Swathed in faintly perfumed robes, sitting in relative comfort surrounded by ministers and warrior guards, did Yoshimitsu hear the early strains of an oshirabe with anticipation? With torches newly lit as the sun descended beyond the western mountains, what solace was brought to him while confronting the depiction of a ghost, a warrior, a maiden or a god? When he witnessed Zeami walk the stage, what stirred in his heart? Was the stage still fresh with the smell of cut hinoki wood, and the air resonant with the sound of a flock of passing geese obscured behind the pines?
If born, bred and trained to cleave the heads from other men and to kill without remorse – were the samurai mollified briefly by a moonlit cup of sake and wafting energy of the still forming hayashi?
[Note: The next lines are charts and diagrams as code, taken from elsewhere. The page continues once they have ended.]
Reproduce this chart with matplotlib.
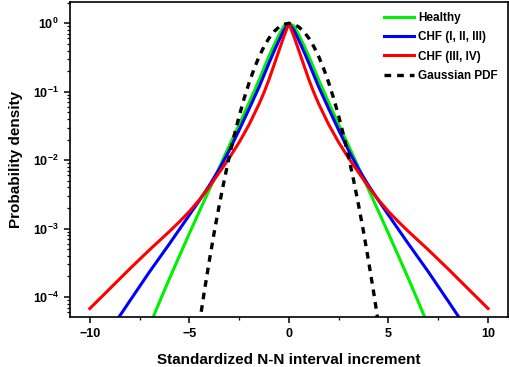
import numpy as np
import matplotlib
matplotlib.use("Agg")
import matplotlib.pyplot as plt
from matplotlib.ticker import LogLocator, MultipleLocator, NullFormatter

plt.rcParams['font.family'] = ['Liberation Sans', 'DejaVu Sans']
plt.rcParams['font.weight'] = 'bold'
plt.rcParams['mathtext.fontset'] = 'custom'
plt.rcParams['mathtext.rm'] = 'Liberation Sans:bold'
plt.rcParams['mathtext.it'] = 'Liberation Sans:bold'
plt.rcParams['mathtext.bf'] = 'Liberation Sans:bold'

# values (curves are symmetric about 0)
x_healthy = [-7.0, -6.5, -6.0, -5.5, -5.0, -4.5, -4.0, -3.5, -3.0, -2.5, -2.0, -1.5, -1.0, -0.75, -0.5, -0.25,
             0.0, 0.25, 0.5, 0.75, 1.0, 1.5, 2.0, 2.5, 3.0, 3.5, 4.0, 4.5, 5.0, 5.5, 6.0, 6.5, 7.0]
y_healthy = [3.8e-5, 8.5e-5, 1.86e-4, 3.98e-4, 8.5e-4, 1.78e-3, 3.72e-3, 7.76e-3, 0.0162, 0.0331, 0.0692, 0.148,
             0.331, 0.479, 0.676, 0.912,
             1.0, 0.912, 0.676, 0.479, 0.331, 0.148, 0.0692, 0.0331, 0.0162, 7.76e-3, 3.72e-3, 1.78e-3, 8.5e-4,
             3.98e-4, 1.86e-4, 8.5e-5, 3.8e-5]

x_chf123 = [-9.0, -8.0, -7.0, -6.0, -5.0, -4.5, -4.0, -3.5, -3.0, -2.5, -2.0, -1.5, -1.0, -0.75, -0.5, -0.25,
            0.0, 0.25, 0.5, 0.75, 1.0, 1.5, 2.0, 2.5, 3.0, 3.5, 4.0, 4.5, 5.0, 6.0, 7.0, 8.0, 9.0]
y_chf123 = [3.2e-5, 8.7e-5, 2.34e-4, 6.0e-4, 1.58e-3, 2.57e-3, 4.27e-3, 7.41e-3, 0.0138, 0.0275, 0.0562, 0.117,
            0.263, 0.389, 0.562, 0.794,
            1.0, 0.794, 0.562, 0.389, 0.263, 0.117, 0.0562, 0.0275, 0.0138, 7.41e-3, 4.27e-3, 2.57e-3, 1.58e-3,
            6.0e-4, 2.34e-4, 8.7e-5, 3.2e-5]

x_chf34 = [-10.0, -9.0, -8.0, -7.0, -6.0, -5.5, -5.0, -4.5, -4.0, -3.5, -3.0, -2.5, -2.0, -1.5, -1.25, -1.0,
           -0.75, -0.5, -0.25, 0.0, 0.25, 0.5, 0.75, 1.0, 1.25, 1.5, 2.0, 2.5, 3.0, 3.5, 4.0, 4.5, 5.0, 5.5,
           6.0, 7.0, 8.0, 9.0, 10.0]
y_chf34 = [6.8e-5, 1.32e-4, 2.57e-4, 4.9e-4, 9.1e-4, 1.26e-3, 1.78e-3, 2.63e-3, 4.07e-3, 6.6e-3, 0.0107, 0.0182,
           0.0331, 0.0661, 0.0977, 0.151, 0.245, 0.398, 0.646,
           1.0, 0.646, 0.398, 0.245, 0.151, 0.0977, 0.0661, 0.0331, 0.0182, 0.0107, 6.6e-3, 4.07e-3, 2.63e-3,
           1.78e-3, 1.26e-3, 9.1e-4, 4.9e-4, 2.57e-4, 1.32e-4, 6.8e-5]

x_gauss = [-4.5, -4.25, -4.0, -3.75, -3.5, -3.25, -3.0, -2.75, -2.5, -2.25, -2.0, -1.75, -1.5, -1.25, -1.0,
           -0.75, -0.5, -0.25, 0.0, 0.25, 0.5, 0.75, 1.0, 1.25, 1.5, 1.75, 2.0, 2.25, 2.5, 2.75, 3.0, 3.25,
           3.5, 3.75, 4.0, 4.25, 4.5]
y_gauss = [4.0e-5, 1.2e-4, 3.35e-4, 8.9e-4, 2.19e-3, 5.08e-3, 0.0111, 0.0228, 0.0439, 0.0796, 0.135, 0.216,
           0.325, 0.458, 0.607, 0.755, 0.882, 0.969,
           1.0, 0.969, 0.882, 0.755, 0.607, 0.458, 0.325, 0.216, 0.135, 0.0796, 0.0439, 0.0228, 0.0111,
           5.08e-3, 2.19e-3, 8.9e-4, 3.35e-4, 1.2e-4, 4.0e-5]

fig = plt.figure(figsize=(5.10, 3.67), dpi=100)
ax = fig.add_axes([0.137, 0.136, 0.859, 0.859])

ax.plot(x_healthy, y_healthy, color='#00f000', lw=2.2, label='Healthy')
ax.plot(x_chf123, y_chf123, color='#0000ff', lw=2.2, label='CHF (I, II, III)')
ax.plot(x_chf34, y_chf34, color='#ff0000', lw=2.2, label='CHF (III, IV)')
ax.plot(x_gauss, y_gauss, color='black', lw=2.4, ls=(0, (2.0, 1.8)), label='Gaussian PDF')

ax.set_yscale('log')
ax.set_xlim(-11, 11)
ax.set_ylim(5.1e-5, 2.06)
ax.xaxis.set_major_locator(MultipleLocator(5))
ax.xaxis.set_minor_locator(MultipleLocator(2.5))
ax.yaxis.set_major_locator(LogLocator(base=10, numticks=10))
ax.yaxis.set_minor_locator(LogLocator(base=10, subs=np.arange(2, 10), numticks=20))
ax.yaxis.set_minor_formatter(NullFormatter())

ax.tick_params(which='major', direction='out', length=4.5, width=1.1, labelsize=9)
ax.tick_params(which='minor', direction='out', length=2.5, width=0.9)
for sp in ax.spines.values():
    sp.set_linewidth(1.2)

ax.set_xlabel('Standardized N-N interval increment', fontsize=11, fontweight='bold', labelpad=9)
ax.set_ylabel('Probability density', fontsize=11, fontweight='bold', labelpad=7)

leg = ax.legend(loc='upper right', frameon=False, fontsize=8.5, handlelength=2.5,
                handletextpad=0.4, labelspacing=0.62, borderaxespad=0.45)

fig.savefig('out.png', dpi=100)
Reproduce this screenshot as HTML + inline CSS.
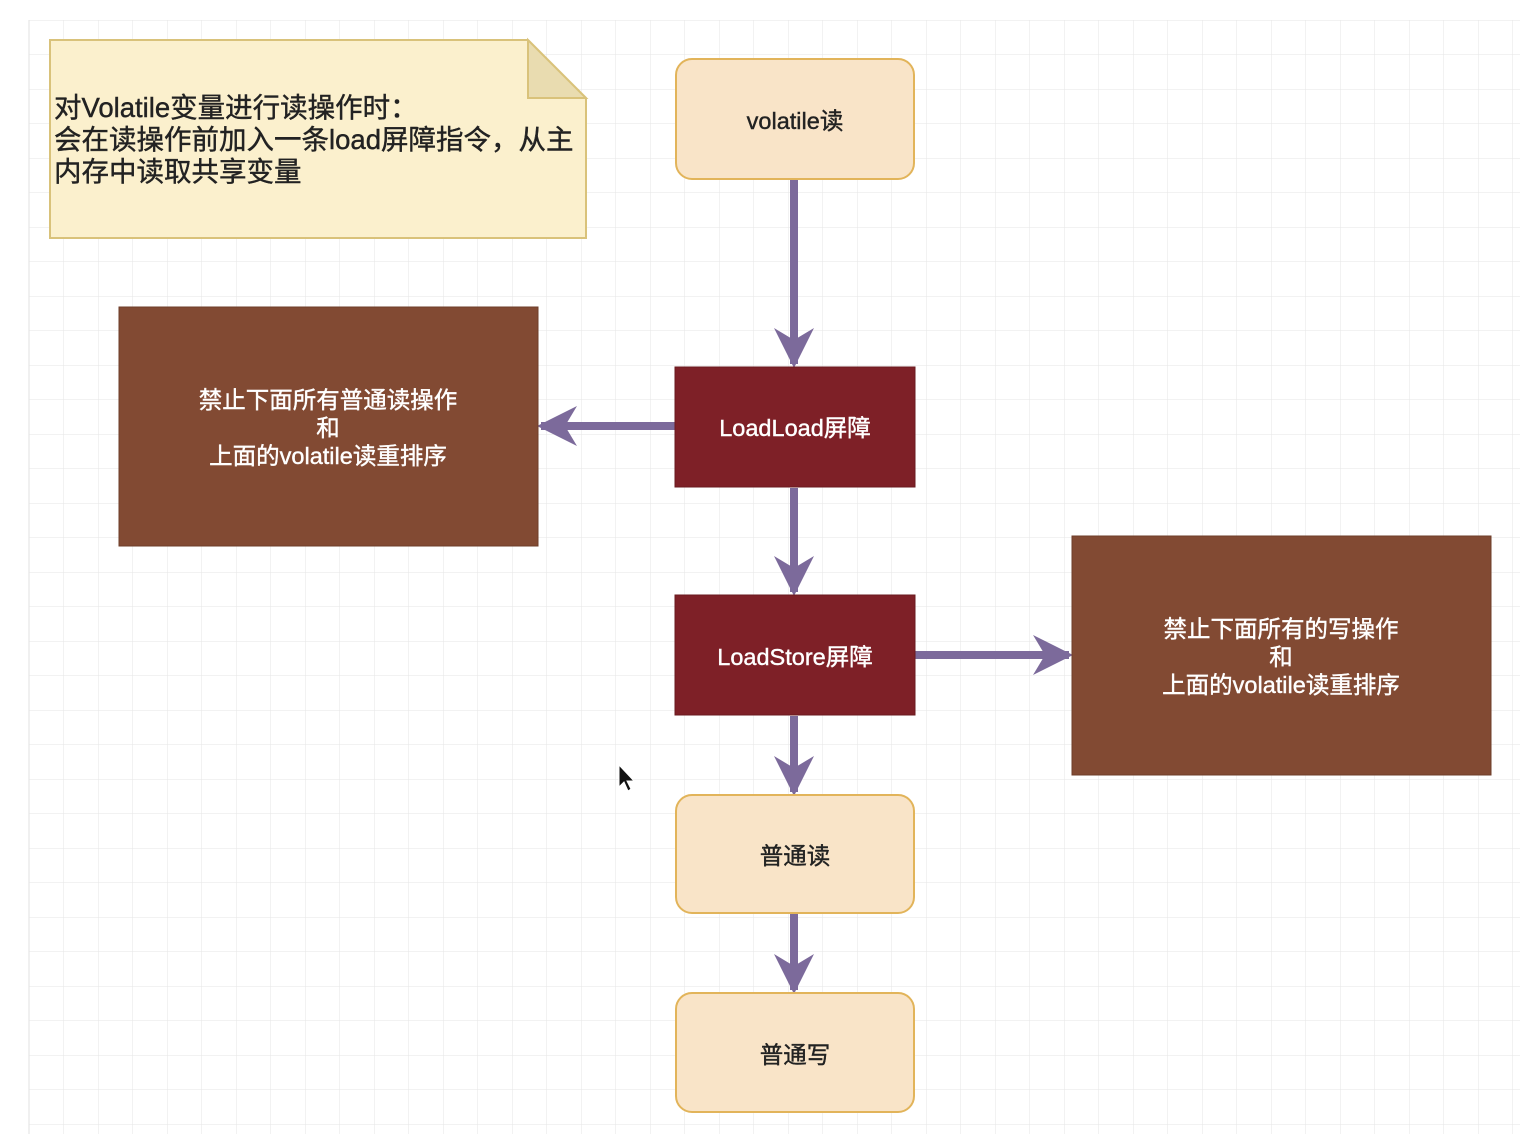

Did they confront themselves in these spectral images appearing from the darkness beyond the agemaku? Was the very austerity and spareness of the noh stage a stark relief from the orchestrated chaos of ruthlessly violent armed conflict?
Our value sets are reflected in our entertaining arts. Or at least, the value sets of those who’ve chosen to pay for them. Only in more recent times might the arts depict a world in contrast to the ruling class – and for the artist to reasonably expect to survive.
How is it then that noh might still speak to us? Carved with blades of steel from a value set so different from our own, alien in sonic form, lacking in most readily understandable Aristotlean values; still there are the kernels of mythos, catharsis and mimesis. It is the emotion that still has resonance. The increasingly distant memory of our connection to the earth and to the weather and the principle aspects of our lives as the face-to-face interaction with other human beings. Stories, after all, the stories of ourselves. In the silence of the night, or the quietness of the stage, we might be better able to hear our own voices within.
One chance, one meeting. Something that is still very much a part of our contemporary lives, but something perhaps that we’ve persisted in forgetting. With wilfulness, with dogged pursuit, we may yet persist in forgetting.